As for the second-row seats, they’re actually good for adults, with more than six inches of fore-and-aft adjustment. We can see that Land Rover chose full contouring and seat comfort over perfectly flat seat-folding, and we applaud that (there’s plenty of flexibility as it is). As for the third row that will be a standalone option in the U.S., it’s going to be kid’s stuff—not because its legroom is so scrunched and access is difficult, but because Land Rover’s stadium seating places the third row so high as to make headroom impossible for taller adults.

While the instrument panel is stark and almost T-square-like at first glance, it’s finely detailed in all the right places, and we warmed very quickly to its functionality, which has soft-touch surfaces wherever you’d expect it, as well as clear, tactily satisfying knobs, dials, and buttons. Door grips are solid and secure, and there are plenty of small spaces to stow stuff.

The 2016 Land Rover Discovery Sport will be offered in three different guises: SE, HSE, and HSE Lux. We spend most of the day in an generously equipped but not quite fully loaded HSE Lux model, adding up to a bit over $46k.

Priced to take on Jeep and GMC, not just Audi and Volvo

What has us especially intrigued is the base SE model, which at $37,995 has the potential to be a market disruptor against mainstream-brand crossovers such as the Jeep Cherokee Limited V-6 and GMC Terrain Denali. Compared to the Cherokee, the Sport is about the same size on the outside but feels much roomier inside. Can we see the Discovery Sport pushing up against loaded Subaru Outbacks or Ford Explorers? You bet.

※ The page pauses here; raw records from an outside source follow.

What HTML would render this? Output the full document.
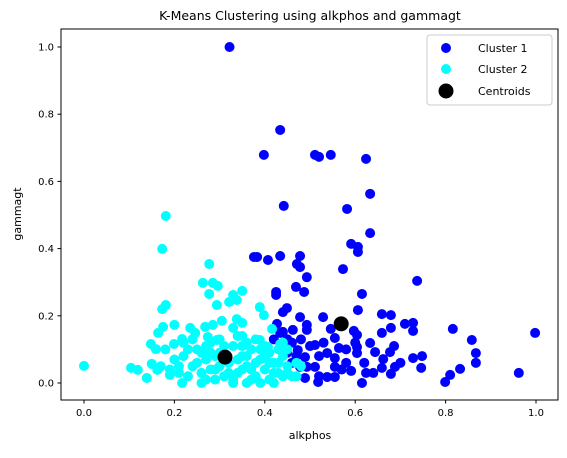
<!DOCTYPE html>
<html><head><meta charset="utf-8"><style>
body{margin:0;background:#fff;font-family:"Liberation Sans","DejaVu Sans",sans-serif}
svg text{font-family:"DejaVu Sans","Liberation Sans",sans-serif}
</style></head><body>
<svg id="chart" width="567" height="453" viewBox="0 0 567 453">
<rect width="567" height="453" fill="#fff"/>
<text x="310" y="20" text-anchor="middle" font-size="12.5">K-Means Clustering using alkphos and gammagt</text>
<g id="plot"></g>
<rect x="61" y="29" width="497" height="371" fill="none" stroke="#000" stroke-width="1"/>
<text x="310" y="439" text-anchor="middle" font-size="11">alkphos</text>
<text x="21" y="214" text-anchor="middle" font-size="11" transform="rotate(-90 21 214)">gammagt</text>
<g>
<rect x="427" y="35" width="125" height="70" rx="3" fill="#fff" fill-opacity="0.8" stroke="#ccc"/>
<g><circle cx="446" cy="48" r="5" fill="#0000ff"/><text x="478" y="52" font-size="11">Cluster 1</text></g>
<g><circle cx="446" cy="69" r="5" fill="#00ffff"/><text x="478" y="73" font-size="11">Cluster 2</text></g>
<g><circle cx="446" cy="91" r="7.5" fill="#000"/><text x="478" y="95" font-size="11">Centroids</text></g>
</g>
</svg>
<script>
const xTicks=[0,0.2,0.4,0.6,0.8,1.0];
const yTicks=[0,0.2,0.4,0.6,0.8,1.0];
const tickLabels=["0.0","0.2","0.4","0.6","0.8","1.0"];
const cluster1X=[.434,.398,.511,.520,.546,.624,.633,.442,.582,.633,.591,.606,.606,.376,.383,.407,.434,.478,.471,.478,.493,.573,.737,.469,.487,.425,.425,.615,.449,.440,.606,.478,.529,.659,.679,.710,.728,.728,.493,.493,.546,.679,.659,.816,.998,.858,.597,.604,.427,.462,.440,.434,.555,.511,.564,.604,.604,.633,.644,.686,.677,.867,.867,.728,.748,.746,.662,.659,.679,.688,.832,.810,.799,.962,.615,.624,.591,.538,.555,.555,.555,.538,.518,.489,.493,.511,.489,.473,.478,.46,.47,.52,.50,.53,.45,.58,.58,.62,.64,.70,.45,.48,.42,.44,.46,.52,.57,.60,.322];
const cluster1Y=[.753,.679,.679,.673,.679,.667,.563,.527,.518,.446,.414,.405,.390,.375,.375,.366,.378,.378,.354,.345,.315,.339,.304,.286,.271,.271,.262,.265,.223,.211,.217,.196,.196,.205,.202,.176,.179,.155,.173,.158,.161,.164,.149,.161,.149,.128,.155,.143,.176,.158,.152,.149,.134,.113,.104,.107,.089,.119,.092,.110,.092,.089,.060,.074,.080,.045,.071,.045,.027,.048,.042,.024,.003,.030,.000,.030,.036,.089,.074,.048,.018,.018,.003,.015,.048,.048,.077,.098,.048,.12,.08,.08,.11,.12,.09,.06,.10,.06,.03,.06,.13,.13,.13,.10,.06,.02,.04,.12,1.0];
const cluster2X=[0,.181,.173,.277,.263,.285,.296,.277,.330,.350,.338,.321,.294,.181,.173,.389,.398,.200,.175,.164,.235,.246,.268,.285,.305,.338,.350,.330,.416,.148,.159,.199,.217,.274,.294,.350,.389,.407,.434,.104,.119,.139,.150,.162,.190,.217,.22,.24,.25,.26,.27,.28,.29,.30,.31,.32,.33,.34,.35,.36,.37,.38,.39,.40,.41,.42,.43,.44,.45,.46,.47,.21,.23,.25,.27,.28,.30,.31,.33,.35,.36,.37,.38,.40,.41,.42,.43,.44,.45,.26,.29,.32,.34,.36,.39,.41,.23,.20,.19,.18,.17,.24,.30,.34,.26,.29,.33,.36,.39,.42,.45,.48,.47,.37,.31,.27,.35,.40,.43,.28,.38,.44,.22,.21];
const cluster2Y=[.051,.497,.399,.354,.298,.298,.289,.265,.262,.274,.247,.241,.232,.232,.220,.226,.202,.173,.167,.149,.164,.149,.167,.173,.185,.190,.179,.164,.161,.116,.101,.116,.131,.137,.128,.140,.128,.107,.116,.045,.039,.015,.057,.039,.024,.0,.08,.05,.10,.03,.07,.12,.04,.09,.02,.06,.11,.03,.08,.05,.10,.02,.07,.04,.09,.06,.03,.08,.05,.02,.06,.05,.02,.06,.01,.04,.05,.11,.01,.04,.12,.01,.06,.11,.01,.03,.10,.02,.10,.09,.08,.03,.07,.08,.10,.06,.10,.07,.04,.10,.05,.13,.13,.14,.00,.01,.00,.00,.00,.00,.03,.05,.02,.04,.07,.11,.11,.08,.06,.09,.13,.12,.12,.03];
const centroidX=[.312,.569];
const centroidY=[.077,.176];
const NS="http://www.w3.org/2000/svg";
function sx(v){return 84+v*452;}
function sy(v){return 383-v*336;}
const plot=document.getElementById('plot');
const svg=document.getElementById('chart');
xTicks.forEach((t,i)=>{
  const l=document.createElementNS(NS,'line');
  l.setAttribute('x1',sx(t));l.setAttribute('x2',sx(t));l.setAttribute('y1',400);l.setAttribute('y2',403.5);l.setAttribute('stroke','#000');
  
  
  svg.appendChild(l);
  const tx=document.createElementNS(NS,'text');
  tx.setAttribute('x',sx(t));tx.setAttribute('y',416);tx.setAttribute('text-anchor','middle');tx.setAttribute('font-size','10');
  tx.textContent=tickLabels[i];
  
  
  svg.appendChild(tx);
});
yTicks.forEach((t,i)=>{
  const l=document.createElementNS(NS,'line');
  l.setAttribute('x1',57.5);l.setAttribute('x2',61);l.setAttribute('y1',sy(t));l.setAttribute('y2',sy(t));l.setAttribute('stroke','#000');
  
  
  svg.appendChild(l);
  const tx=document.createElementNS(NS,'text');
  tx.setAttribute('x',54);tx.setAttribute('y',sy(t)+3.5);tx.setAttribute('text-anchor','end');tx.setAttribute('font-size','10');
  tx.textContent=tickLabels[i];
  
  
  svg.appendChild(tx);
});
function drawSeries(xs,ys,color,r,name){
  xs.forEach((x,i)=>{
    const c=document.createElementNS(NS,'circle');
    c.setAttribute('cx',sx(x));c.setAttribute('cy',sy(ys[i]));c.setAttribute('r',r);c.setAttribute('fill',color);
    
    
    plot.appendChild(c);
  });
}
drawSeries(cluster1X,cluster1Y,'#0000ff',5,'cluster-1-point');
drawSeries(cluster2X,cluster2Y,'#00ffff',5,'cluster-2-point');
drawSeries(centroidX,centroidY,'#000000',7.5,'centroid-point');
</script>
</body></html>
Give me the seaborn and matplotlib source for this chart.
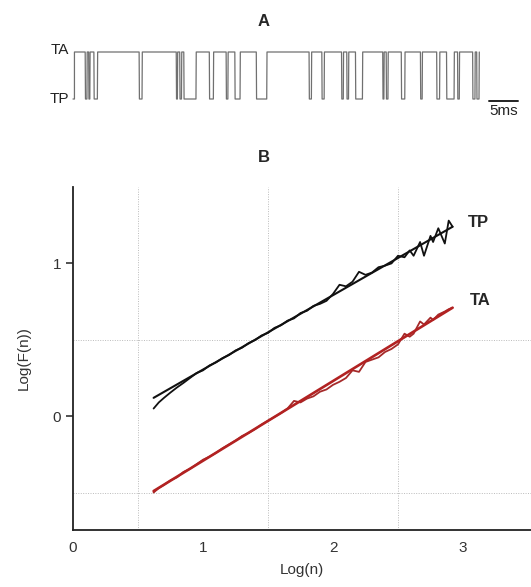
import numpy as np
import matplotlib
matplotlib.use("Agg")
import matplotlib.pyplot as plt
import pandas as pd
import seaborn as sns

# ---- panel A: single channel trace, closures to TP (start ms, end ms) ----
trace_end = 70.0
closures = [(0.0, 0.25), (2.1, 2.4), (2.7, 2.9), (3.6, 4.2), (11.4, 11.9),
            (17.8, 18.0), (18.4, 18.7), (19.1, 21.2), (23.5, 24.2),
            (26.4, 26.7), (27.9, 28.8), (31.6, 33.4), (40.7, 41.1),
            (42.9, 43.3), (46.3, 46.6), (47.2, 47.5), (48.7, 49.9),
            (53.4, 53.6), (54.0, 54.3), (56.6, 57.2), (59.9, 60.2),
            (62.7, 63.2), (64.4, 65.7), (66.3, 66.6), (68.9, 69.3),
            (69.6, 70.0)]

# ---- panel B: DFA log-log curves ----
log_n = [0.62, 0.66, 0.70, 0.75, 0.80, 0.85, 0.90, 0.95, 1.00, 1.05,
         1.10, 1.15, 1.20, 1.25, 1.30, 1.35, 1.40, 1.45, 1.50, 1.55,
         1.60, 1.65, 1.70, 1.75, 1.80, 1.85, 1.90, 1.95, 2.00, 2.05,
         2.10, 2.15, 2.20, 2.25, 2.30, 2.35, 2.40, 2.45, 2.50, 2.55,
         2.59, 2.62, 2.67, 2.70, 2.75, 2.77, 2.81, 2.86, 2.89, 2.92]
tp_logF = [0.050, 0.090, 0.120, 0.155, 0.188, 0.218, 0.250, 0.282, 0.300, 0.332,
           0.352, 0.380, 0.400, 0.430, 0.448, 0.478, 0.498, 0.528, 0.545, 0.578,
           0.595, 0.625, 0.640, 0.675, 0.690, 0.722, 0.735, 0.755, 0.800, 0.860,
           0.850, 0.880, 0.945, 0.925, 0.940, 0.975, 0.985, 1.000, 1.050, 1.040,
           1.085, 1.050, 1.140, 1.050, 1.180, 1.140, 1.230, 1.130, 1.280, 1.240]
ta_logF = [-0.500, -0.470, -0.450, -0.420, -0.400, -0.365, -0.345, -0.315, -0.285, -0.265,
           -0.240, -0.210, -0.185, -0.160, -0.130, -0.110, -0.085, -0.055, -0.030, -0.005,
           0.020, 0.050, 0.100, 0.090, 0.115, 0.130, 0.160, 0.175, 0.205, 0.225,
           0.250, 0.300, 0.290, 0.355, 0.370, 0.385, 0.420, 0.440, 0.470, 0.540,
           0.520, 0.540, 0.620, 0.600, 0.645, 0.630, 0.665, 0.685, 0.700, 0.710]
# straight fit lines (end points)
fit_x = [0.62, 2.92]
tp_fit = [0.12, 1.24]
ta_fit = [-0.49, 0.71]

sns.set_style("white")
plt.rcParams['font.family'] = ['Liberation Sans', 'DejaVu Sans']

W, H = 531, 587
fig = plt.figure(figsize=(W / 100, H / 100), dpi=100)

# panel A
axA = fig.add_axes([0, 1 - 130 / H, 1, 130 / H])
t = [0.0]
lv = [0.0]
for s, e in closures:
    if s == 0.0:
        t += [e, e]
        lv += [0.0, 1.0]
    else:
        t += [s, s + 0.05, e, e + 0.05]
        lv += [1.0, 0.0, 0.0, 1.0]
axA.plot(t, lv, color="#707070", lw=0.9)
axA.set_xlim(-73 / 5.8, (W - 73) / 5.8)
axA.set_ylim(-31 / 47, 1 + 52 / 47)
axA.axis("off")
axA.plot([71.7, 76.7], [-0.04, -0.04], color="#222222", lw=1.4)
axA.text(74.2, -0.25, "5ms", ha="center", va="center", fontsize=11, color="#222222")
fig.text(69 / W, 1 - 50 / H, "TA", ha="right", va="center", fontsize=11, color="#222222")
fig.text(69 / W, 1 - 99 / H, "TP", ha="right", va="center", fontsize=11, color="#222222")
fig.text(264 / W, 1 - 22 / H, "A", ha="center", va="center", fontsize=12, weight="bold")
fig.text(264 / W, 1 - 157 / H, "B", ha="center", va="center", fontsize=12, weight="bold")

# panel B
axB = fig.add_axes([73 / W, 1 - 530 / H, 1 - 73 / W, (530 - 187) / H])
tp_df = pd.DataFrame({"x": log_n, "y": tp_logF})
ta_df = pd.DataFrame({"x": log_n, "y": ta_logF})
for v in [0.5, 1.5, 2.5]:
    axB.axvline(v, color="#bbbbbb", lw=0.7, ls=(0, (1, 1.5)), zorder=0)
for v in [-0.5, 0.5]:
    axB.axhline(v, color="#bbbbbb", lw=0.7, ls=(0, (1, 1.5)), zorder=0)
sns.lineplot(data=tp_df, x="x", y="y", ax=axB, color="#111111", lw=1.3, sort=False, estimator=None)
sns.lineplot(x=fit_x, y=tp_fit, ax=axB, color="#111111", lw=1.5)
sns.lineplot(data=ta_df, x="x", y="y", ax=axB, color="#a52a2a", lw=1.3, sort=False, estimator=None)
sns.lineplot(x=fit_x, y=ta_fit, ax=axB, color="#b22222", lw=1.9)
axB.text(3.04, 1.27, "TP", fontsize=12, weight="bold", va="center")
axB.text(3.05, 0.76, "TA", fontsize=12, weight="bold", va="center")

axB.set_xlim(0, (W - 73) / 130)
axB.set_ylim(-0.745, 1.5)
axB.set_xticks([0, 1, 2, 3])
axB.set_yticks([0, 1])
axB.tick_params(axis="x", length=0, pad=8, labelsize=11, colors="#333333")
axB.tick_params(axis="y", length=5, width=1.2, labelsize=11, colors="#333333", left=True)
for side in ["top", "right"]:
    axB.spines[side].set_visible(False)
for side in ["left", "bottom"]:
    axB.spines[side].set_color("#222222")
    axB.spines[side].set_linewidth(1.3)
axB.set_xlabel("Log(n)", fontsize=11, color="#333333", labelpad=6)
axB.set_ylabel("Log(F(n))", fontsize=11, color="#333333", labelpad=16)

fig.savefig("out.png", dpi=100)
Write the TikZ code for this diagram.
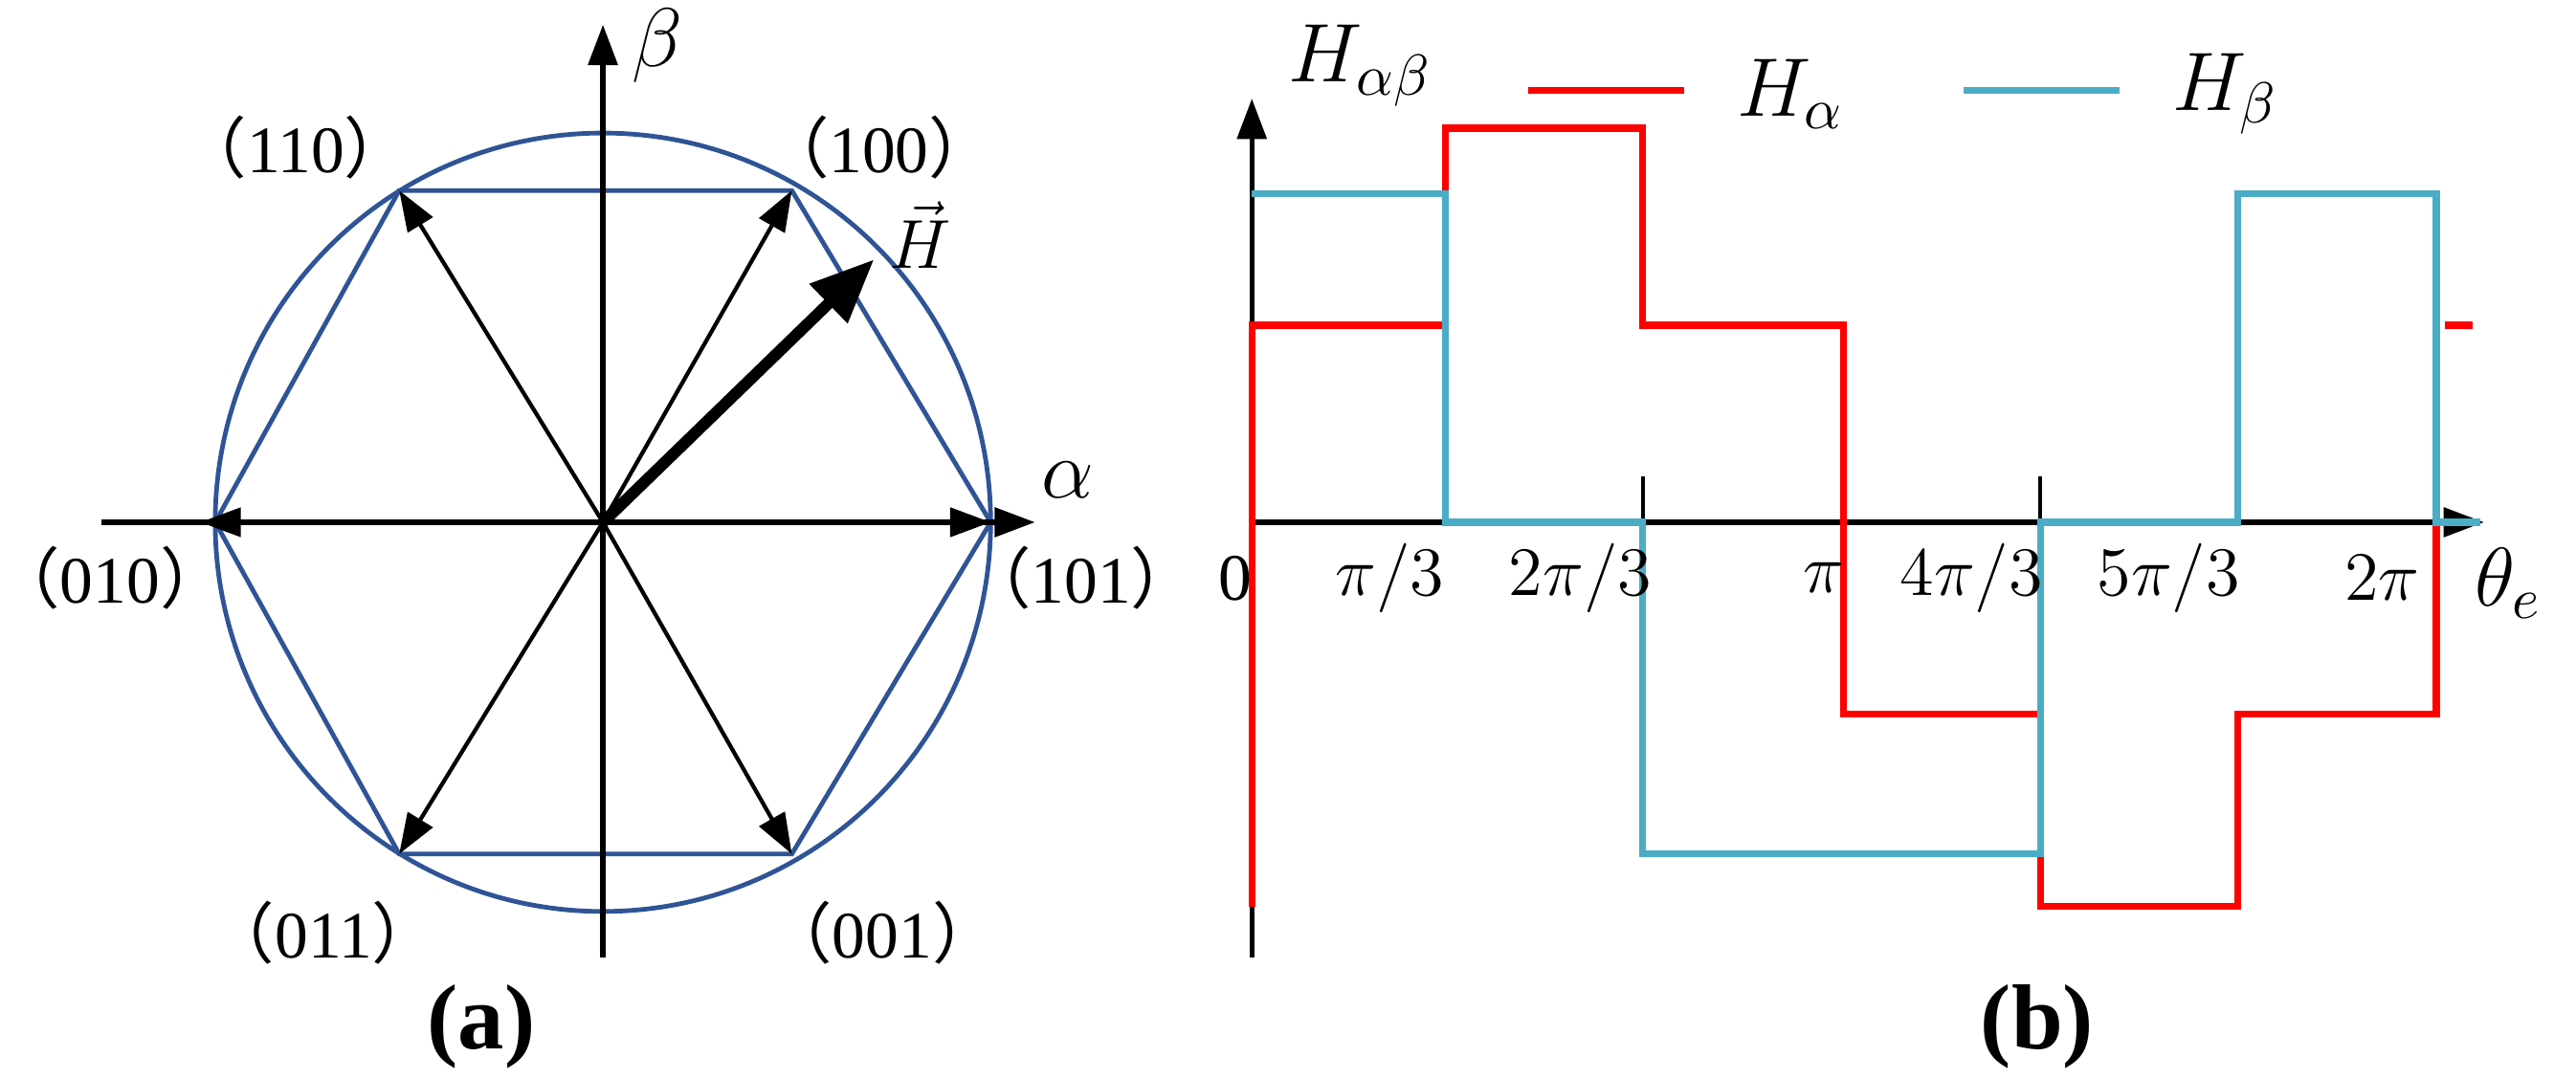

The Discovery Sport is going to earn its way onto a lot of shopping lists, in a way Land Rover hasn’t managed before. It’s a vehicle that doesn’t look dramatically different at first glance but is quite thoroughly rethought, in nearly every way—ways that are going to be meaningful for families: It’s more spacious; there’s a lot more safety equipment; it drives in a way that’s more nimble and carlike. And for all those reasons and more, we see it as the start of a new surge at Land Rover.